Sensex sinks to 28-month low

Our Bureau Updated - November 13, 2017 at 02:50 AM.

An online trader reacting to the downtrend in the domestic equity market. (file photo)

The stock markets continued their downward spiral at the opening session on Monday as global cues remained negative. Reports of the sudden demise of North Korean leader Kim Jong-il sparked sell-off across the region.

Besides, a comment by Mr Christopher Wood of CLSA, that “a violent selloff down to the 11,000-12,000 levels on the Sensex, combined with a further depreciation in the rupee to the Rs 60/$ level, now appears quite possible,” also affected the sentiment.

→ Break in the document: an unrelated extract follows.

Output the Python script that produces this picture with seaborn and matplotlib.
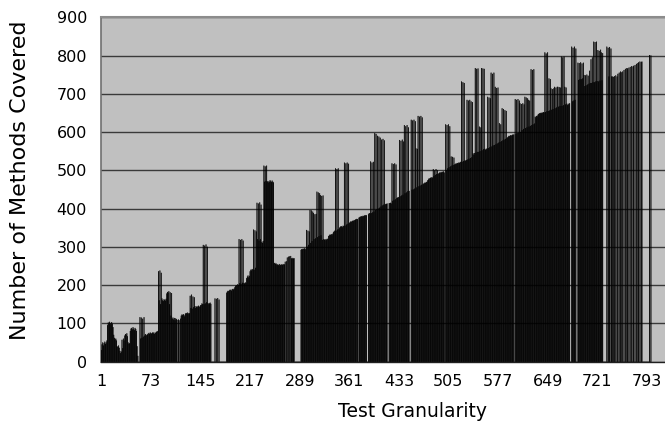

However, recovery in the European stock market helped Indian benchmarks to shave off most of the losses but still ended at 28-month lows. For the fourth straight session, Indian indices closed in the red. The BSE Sensex which dropped 15,190.74 during the day recovered to 15,379.34, a fall of 0.72 per cent from Friday. The NSE's S&P CNX Nifty declined 38.50 points to 4,613.10.

FIIs continued their selling spree. They sold shares worth Rs 450.37 crore on Monday, according to stock exchange data. Domestic institutions were buyers to the tune of Rs 18.6 crore. The rupee ended at 52.88/90 to the dollar from Friday's close of 52.70/72, after touching a low of 53.25 during the day.

Recovery was seen in the broader markets with pivotals such as Reliance industries, TCS and Tata Motors gaining ground. However, the advances to decline ratio was disappointing with 36 declines out of the Nifty-Fifty stocks. The rate sensitive shares such as banking and real estate stocks fell with Axis Bank, Punjab National Bank, DLF and SBI being top losers, falling in range of 3-6 per cent.

“Overall, markets continue to remain in the downtrend making new lows and lower highs,” said Mr Milan Bavishi, Head Research-Inventure Growth and Securities.